PPRuNe Forums - View Single Post - Largest Piston Airliner?
View Single Post
Old 24th Mar 2010, 19:00
  #55 (permalink)  
kala87
 
Join Date: Jul 2000
Location: west of the Tamar
Posts: 199
Likes: 0
Received 0 Likes on 0 Posts
Gosh, the Canadair Argus. My last sighting of this somewhat strange hybrid aircraft (airframe similar to Britannia 312 with Wright R3350 turbo-compounds) was at St.Ives, Cornwall in September 1972. Walking around the town I was surprised to hear the unmistakeable muffled roar of the big Wright's at climb power, then over the rooftops flew the Argus, on departure from St.Mawgan, no higher than around 1500ft in a very shallow climb.

Re the B29, although these were equipped with supercharged Wrights, they weren't the turbo-compounds as fitted to Super Connies and DC7's. As far as I'm aware, these weren't introduced until the early 1950's, initially on the Lockheed Neptune. Even the early Super Connies had non-compounded Wrights (the basic L1049).

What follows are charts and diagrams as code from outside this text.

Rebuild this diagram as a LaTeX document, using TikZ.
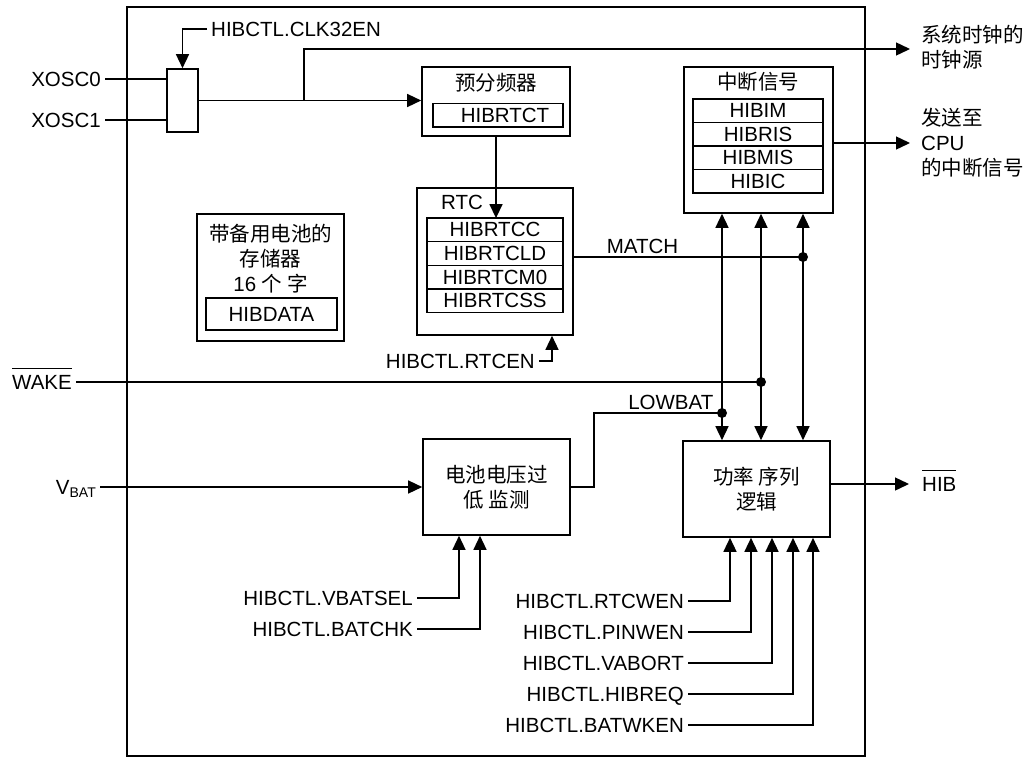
\documentclass[tikz,border=0pt]{standalone}
\usepackage{fontspec}
\setmainfont{Liberation Sans}
\newfontfamily\cjk{Noto Sans CJK SC}
\usetikzlibrary{arrows.meta,positioning}
\newcommand{\negsig}[1]{\setbox0\hbox{#1}\rlap{\rule[\dimexpr\ht0+6pt\relax]{\wd0}{1.3pt}}\box0}

\begin{document}
\begin{tikzpicture}[x=1pt,y=-1pt,font=\fontsize{20.5pt}{25pt}\selectfont]

  % Definitions
  \tikzstyle{Block} = [rectangle, draw=black, line width=1.6pt, text centered, inner sep=0pt]
  \tikzstyle{Reg} = [rectangle, draw=black, line width=1.4pt, inner sep=0pt, outer sep=0pt, minimum height=23.6pt]
  \tikzstyle{Label} = [inner sep=4pt, text height=14.7pt, text depth=0pt]
  \tikzstyle{wire} = [line width=1.4pt]
  \tikzstyle{arrow} = [line width=1.4pt, -{Triangle[length=14pt,width=13pt]}]
  \tikzstyle{both} = [line width=1.4pt, {Triangle[length=14pt,width=13pt]}-{Triangle[length=14pt,width=13pt]}]

  \useasboundingbox (0,0) rectangle (1028,758);

  \node (hibmod) [Block, line width=1.8pt, minimum width=738pt, minimum height=749pt] at (496,381.5) {};

  % clock select
  \node (mux) [Block, minimum width=31pt, minimum height=63pt] at (182.5,100.5) {};
  \node (xosc0) [Label, anchor=east] at (105,79) {XOSC0};
  \node (xosc1) [Label, anchor=east] at (105,120) {XOSC1};
  \node (clken) [Label, anchor=west] at (207,29) {HIBCTL.CLK32EN};
  \node (sysclk) [anchor=west, align=left, inner sep=3pt] at (918,47.5) {{\cjk 系统时钟的}\\{\cjk 时钟源}};
  \coordinate (br) at (304,100.5);
  \coordinate (clkout) at (910,49);

  % prescaler and RTC
  \node (pre) [Block, minimum width=148pt, minimum height=69pt] at (496,101.5) {};
  \node (preT) at (496,83) {\cjk 预分频器};
  \node (hibrtct) [Reg, minimum width=130pt] at (498,115) {\hspace{14pt}HIBRTCT};

  \node (rtc) [Block, minimum width=156pt, minimum height=147pt] at (495,261.5) {};
  \node (rtcT) at (462,202) {RTC};
  \node (rtcc) [Reg, minimum width=136pt] at (495,229.9) {HIBRTCC};
  \node (rtcld) [Reg, minimum width=136pt, below=0pt of rtcc] {HIBRTCLD};
  \node (rtcm0) [Reg, minimum width=136pt, below=0pt of rtcld] {HIBRTCM0};
  \node (rtcss) [Reg, minimum width=136pt, below=0pt of rtcm0] {HIBRTCSS};
  \node (rtcen) [Label, anchor=east] at (539,361) {HIBCTL.RTCEN};

  % interrupts
  \node (intr) [Block, minimum width=149pt, minimum height=146pt] at (758.5,140) {};
  \node (intrT) at (758,82) {\cjk 中断信号};
  \node (hibim) [Reg, minimum width=130pt, minimum height=23.5pt] at (758,110.75) {HIBIM};
  \node (hibris) [Reg, minimum width=130pt, minimum height=23.5pt, below=0pt of hibim] {HIBRIS};
  \node (hibmis) [Reg, minimum width=130pt, minimum height=23.5pt, below=0pt of hibris] {HIBMIS};
  \node (hibic) [Reg, minimum width=130pt, minimum height=23.5pt, below=0pt of hibmis] {HIBIC};
  \node (cpu) [anchor=west, align=left, inner sep=3pt] at (918,143) {{\cjk 发送至}\\CPU\\{\cjk 的中断信号}};
  \coordinate (cpuout) at (910,143);

  % battery backed memory
  \node (mem) [Block, minimum width=147pt, minimum height=127pt] at (270.5,277.5) {};
  \node (memT) [align=center] at (270.5,259) {{\cjk 带备用电池的}\\{\cjk 存储器}\\16 {\cjk 个 字}};
  \node (hibdata) [Reg, minimum width=131pt, minimum height=32pt] at (271.5,314) {HIBDATA};

  % battery monitor and power sequencing
  \node (bat) [Block, minimum width=147pt, minimum height=96pt, align=center] at (496.5,487) {{\cjk 电池电压过}\\{\cjk 低 监测}};
  \node (pwr) [Block, minimum width=147pt, minimum height=96pt, align=center] at (756.5,489) {{\cjk 功率 序列}\\{\cjk 逻辑}};
  \node (wake) [Label, anchor=east] at (76,382) {\negsig{WAKE}};
  \node (vbat) [Label, anchor=east] at (100,487) {V\raisebox{-3.5pt}{\fontsize{14pt}{14pt}\selectfont BAT}};
  \node (hib) [Label, anchor=west] at (918,484) {\negsig{HIB}};
  \coordinate (hibout) at (909,484);

  \node (vbatsel) [Label, anchor=east] at (417,598) {HIBCTL.VBATSEL};
  \node (batchk) [Label, anchor=east] at (417,629) {HIBCTL.BATCHK};
  \node (rtcwen) [Label, anchor=east] at (688,601) {HIBCTL.RTCWEN};
  \node (pinwen) [Label, anchor=east] at (688,632) {HIBCTL.PINWEN};
  \node (vabort) [Label, anchor=east] at (688,663) {HIBCTL.VABORT};
  \node (hibreq) [Label, anchor=east] at (688,694) {HIBCTL.HIBREQ};
  \node (batwken) [Label, anchor=east] at (688,725) {HIBCTL.BATWKEN};

  \coordinate (matchdot) at (803,257);
  \coordinate (wakedot) at (761,382);
  \coordinate (lowdot) at (722,413);
  \coordinate (lowbend) at (594,413);

  % connections
  \draw [wire] (xosc0.east) -- (xosc0.east -| mux.west);
  \draw [wire] (xosc1.east) -- (xosc1.east -| mux.west);
  \draw [arrow] (clken.west) -| (mux.north);
  \draw [arrow] (mux.east) -- (mux.east -| pre.west);
  \draw [arrow] (br) |- (clkout);
  \draw [arrow] (pre.south) -- (pre.south |- rtcc.north);
  \draw [arrow] (rtcen.east) -| ([xshift=57pt]rtc.south);
  \draw [arrow] (cpuout -| intr.east) -- (cpuout);

  \draw [wire] (matchdot -| rtc.east) -- node (matchlbl) [pos=0.3, anchor=south, inner sep=3pt] {MATCH} (matchdot);
  \draw [wire] (wake.east) -- (wakedot);
  \draw [wire] (bat.east) -| (lowbend) -- node (lowlbl) [pos=0.6, anchor=south, inner sep=3pt] {LOWBAT} (lowdot);
  \fill (matchdot) circle (5pt);
  \fill (wakedot) circle (5pt);
  \fill (lowdot) circle (5pt);

  \draw [both] (lowdot |- intr.south) -- (lowdot |- pwr.north);
  \draw [both] (wakedot |- intr.south) -- (wakedot |- pwr.north);
  \draw [both] (matchdot |- intr.south) -- (matchdot |- pwr.north);

  \draw [arrow] (vbat.east) -- (bat.west);
  \draw [arrow] (hibout -| pwr.east) -- (hibout);

  \draw [arrow] (vbatsel.east) -| ([xshift=-37.5pt]bat.south);
  \draw [arrow] (batchk.east) -| ([xshift=-16.5pt]bat.south);

  \draw [arrow] (rtcwen.east) -| ([xshift=-26.5pt]pwr.south);
  \draw [arrow] (pinwen.east) -| ([xshift=-5.5pt]pwr.south);
  \draw [arrow] (vabort.east) -| ([xshift=15.5pt]pwr.south);
  \draw [arrow] (hibreq.east) -| ([xshift=36.5pt]pwr.south);
  \draw [arrow] (batwken.east) -| ([xshift=56.5pt]pwr.south);

\end{tikzpicture}
\end{document}
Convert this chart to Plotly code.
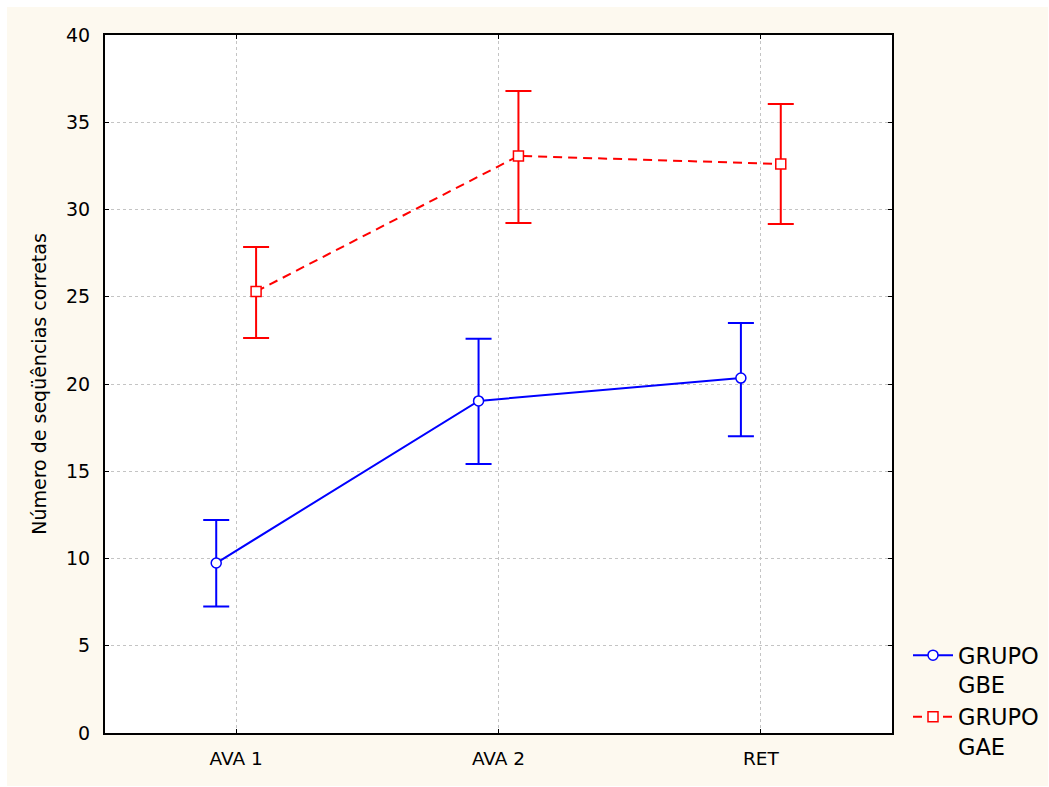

Yes, the Wright turbos were renowed for their unreliability, usually involving failure of the PRT itself (power recovery turbine). So why did Canadair choose this powerplant for the Argus, with its role of extended overwater reconaissance? I remember reading an account by a retired TWA skipper failures were dramatically reduced if the supercharger was not "changed gear" to its second stage at higher altitude. So maybe this procedure was adopted by crews in preference to a higher cruise altitude with the chance of a PRT failure.